Optimal by Design: Model-Driven Synthesis of Adaptation Strategies for Autonomous Systems

--Many software systems have become too large and complex to be managed efficiently by human administrators, particularly when they operate in uncertain and dynamic environments and require frequent changes. Requirements-driven adaptation techniques have been proposed to endow systems with the necessary means to autonomously decide ways to satisfy their requirements. However, many current approaches rely on general-purpose languages, models and/or frameworks to design, develop and analyze autonomous systems. Unfortunately, these tools are not tailored towards the characteristics of adaptation problems in autonomous systems.
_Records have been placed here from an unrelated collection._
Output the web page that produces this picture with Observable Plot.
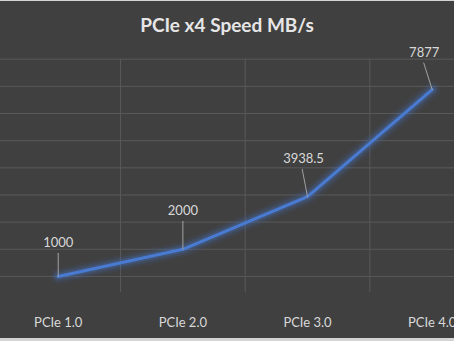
<!DOCTYPE html>
<html><head><meta charset="utf-8">
<script src="https://cdn.jsdelivr.net/npm/d3@7"></script>
<script src="https://cdn.jsdelivr.net/npm/@observablehq/plot@0.6"></script>
<style>
html,body{margin:0;padding:0;background:#d4d4d4;}
#chart{position:absolute;left:0;top:1px;width:454px;height:337px;background:#404040;overflow:hidden;}
#title{height:35px;padding-top:14px;font-family:Lato,sans-serif;font-weight:bold;font-size:19px;line-height:20px;color:#e6e6e6;text-align:center;}
</style></head><body>
<div id="chart"><div id="title">PCIe x4 Speed MB/s</div></div>
<script>
const categories = ["PCIe 1.0", "PCIe 2.0", "PCIe 3.0", "PCIe 4.0"];
const speeds = [1000, 2000, 3938.5, 7877];
const valueLabels = ["1000", "2000", "3938.5", "7877"];
const yGrid = [1000, 2000, 3000, 4000, 5000, 6000, 7000, 8000, 9000];

const data = categories.map((c, i) => ({i, cat: c, v: speeds[i], label: valueLabels[i]}));
const boundaries = d3.range(categories.length + 1).map(k => k - 0.5);

// label placement (pixel offsets from each point)
const layout = [
  {dx: 0, dy: -33.5, len: 23, rot: 0},
  {dx: 0, dy: -38, len: 27.6, rot: 0},
  {dx: -4, dy: -37.5, len: 27.9, rot: -11},
  {dx: -8, dy: -37, len: 27.9, rot: -17.5}
];

const blue = "#4472C4";
const marks = [
  Plot.ruleY(yGrid, {stroke: "#595959", strokeWidth: 1}),
  Plot.ruleX(boundaries, {y1: 9000, y2: 400, stroke: "#595959", strokeWidth: 1}),
  Plot.line(data, {x: "i", y: "v", stroke: blue, strokeWidth: 16, strokeOpacity: 0.08, strokeLinejoin: "round", strokeLinecap: "round"}),
  Plot.line(data, {x: "i", y: "v", stroke: blue, strokeWidth: 11, strokeOpacity: 0.14, strokeLinejoin: "round", strokeLinecap: "round"}),
  Plot.line(data, {x: "i", y: "v", stroke: blue, strokeWidth: 7, strokeOpacity: 0.25, strokeLinejoin: "round", strokeLinecap: "round"}),
  Plot.line(data, {x: "i", y: "v", stroke: "#4a7bd2", strokeWidth: 3, strokeLinejoin: "round"})
];
layout.forEach((L, k) => {
  marks.push(Plot.vector(data, {filter: d => d.i === k, x: "i", y: "v", length: L.len, rotate: L.rot, anchor: "start", r: 0, stroke: "#a0a0a0", strokeWidth: 1}));
  marks.push(Plot.text(data, {filter: d => d.i === k, x: "i", y: "v", text: "label", dx: L.dx, dy: L.dy, fill: "#d9d9d9", fontSize: 13}));
});

const plot = Plot.plot({
  width: 454,
  height: 288,
  marginLeft: -4.6,
  marginRight: -40,
  marginTop: 8.7,
  marginBottom: 34.9,
  style: {background: "transparent", color: "#d9d9d9", fontFamily: "Lato, sans-serif", fontSize: "13px", overflow: "visible"},
  x: {domain: [-0.5, 3.5], ticks: 4, tickFormat: i => categories[i], tickSize: 0, tickPadding: 14, label: null},
  y: {domain: [0, 9000], axis: null},
  marks
});
document.getElementById("chart").appendChild(plot);
</script>
</body></html>
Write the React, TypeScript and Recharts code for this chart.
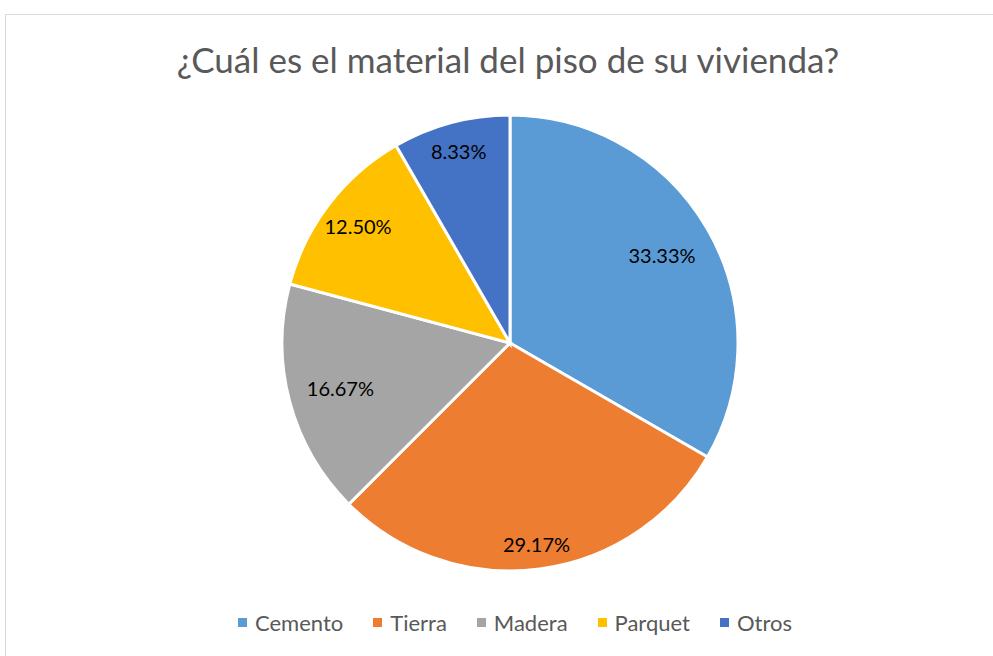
import { PieChart, Pie, Cell, Legend } from "recharts";

const categories = ["Cemento", "Tierra", "Madera", "Parquet", "Otros"];
const counts = [8, 7, 4, 3, 2];
const colors = ["#5b9bd5", "#ed7d31", "#a5a5a5", "#ffc000", "#4472c4"];

const data = categories.map((name, i) => ({ name, value: counts[i] }));
const total = counts.reduce((a, b) => a + b, 0);

// label distance from centre, as a share of the radius (Excel "best fit")
const labelRadius = [0.77, 0.89, 0.77, 0.84, 0.87];

const FONT = "Lato, 'Open Sans', sans-serif";
const RAD = Math.PI / 180;

// eslint-disable-next-line @typescript-eslint/no-explicit-any
function SliceLabel(props: any) {
  const { cx, cy, midAngle, outerRadius, value, index } = props;
  const r = outerRadius * labelRadius[index];
  const x = cx + r * Math.cos(-midAngle * RAD);
  const y = cy + r * Math.sin(-midAngle * RAD);
  return (
    <text
      x={x}
      y={y}
      textAnchor="middle"
      dominantBaseline="central"
      fontSize={20}
      fontFamily={FONT}
      fill="#000"
    >
      {((value / total) * 100).toFixed(2)}%
    </text>
  );
}

function LegendRow() {
  return (
    <div
      style={{
        display: "flex",
        justifyContent: "center",
        gap: 30,
        fontFamily: FONT,
        fontSize: 22,
        color: "#595959",
      }}
    >
      {categories.map((c, i) => (
        <div key={c} style={{ display: "flex", alignItems: "center" }}>
          <span
            style={{
              width: 9,
              height: 9,
              background: colors[i],
              display: "inline-block",
              marginRight: 8,
            }}
          />
          {c}
        </div>
      ))}
    </div>
  );
}

export default function App() {
  return (
    <div
      style={{
        position: "fixed",
        left: 0,
        top: 0,
        width: 993,
        height: 656,
        background: "#fff",
        overflow: "hidden",
      }}
    >
      <div
        style={{
          position: "absolute",
          left: 5,
          top: 14,
          width: 1010,
          height: 700,
          border: "1px solid #d9d9d9",
        }}
      />
      <div
        style={{
          position: "absolute",
          left: 0,
          top: 38,
          width: 1016,
          textAlign: "center",
          fontFamily: FONT,
          fontSize: 35,
          color: "#595959",
        }}
      >
        ¿Cuál es el material del piso de su vivienda?
      </div>
      <div style={{ position: "absolute", left: 0, top: 0 }}>
        <PieChart width={993} height={656} margin={{ top: 0, right: 0, bottom: 0, left: 0 }}>
          <Pie
            data={data}
            dataKey="value"
            nameKey="name"
            cx={510}
            cy={343}
            outerRadius={228}
            startAngle={90}
            endAngle={-270}
            stroke="#fff"
            strokeWidth={3}
            label={SliceLabel}
            labelLine={false}
            isAnimationActive={false}
          >
            {data.map((d, i) => (
              <Cell key={d.name} fill={colors[i]} />
            ))}
          </Pie>
          <Legend
            verticalAlign="bottom"
            content={() => <LegendRow />}
            wrapperStyle={{ left: 0, width: 1030, bottom: 20 }}
          />
        </PieChart>
      </div>
    </div>
  );
}
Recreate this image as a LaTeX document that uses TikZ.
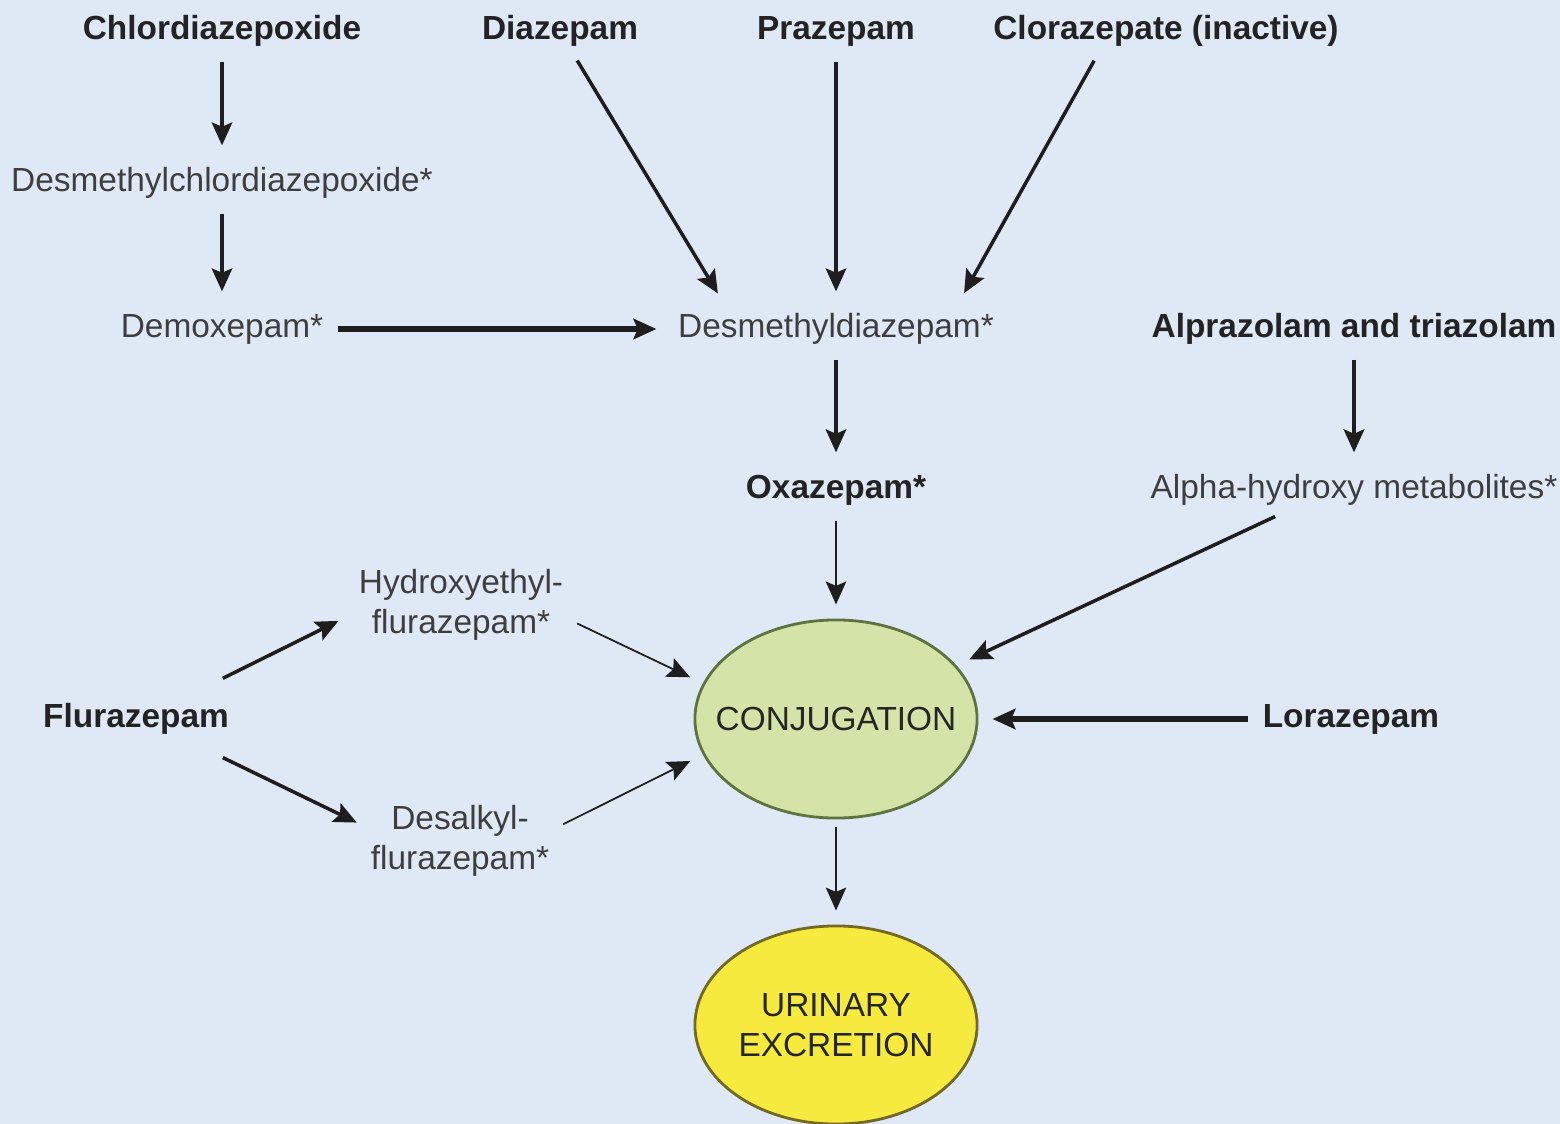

D proposes a model (and a language) for the high-level description of the basic elements of self-adaptive systems, namely the system, capabilities, requirements and environment. Based on those elements, a Markov Decision Process (MDP) is constructed to compute the optimal strategy or the most rewarding system behavior . Furthermore, this defines a reflex controller that can ensure timely responses to changes. One novel feature of the framework is that it benefits both from goal-oriented techniques, developed for requirement elicitation, refinement and analysis, and synthesis capabilities and extensive research around MDPs, their extensions and tools. Our preliminary evaluation results demonstrate the practicality and advantages of the framework. Autonomous systems such as unmanned vehicles and robots play an increasingly relevant role in our societies. Many factors contribute to the complexity in the design and development of those systems. First, they typically operate in dynamic and uncontrollable environments [1]-[5]. Therefore, they must continuously adapt their configuration in response to changes, both in their operating environment and in themselves. Since the frequency of change cannot be controlled, decision-making must be almost instantaneous to ensure timely responses. From a design and management perspective, it is desirable to minimize the effort needed to design the system and to enable its runtime updating and maintenance. A promising technique to address those challenges is requirements-driven adaptation that endow systems with the necessary means to autonomously operate based on their requirements. Requirements are prescriptive statements of intent to be satisfied by cooperation of the agents forming the system [6]. They say what the system will do and not how it will do it [7].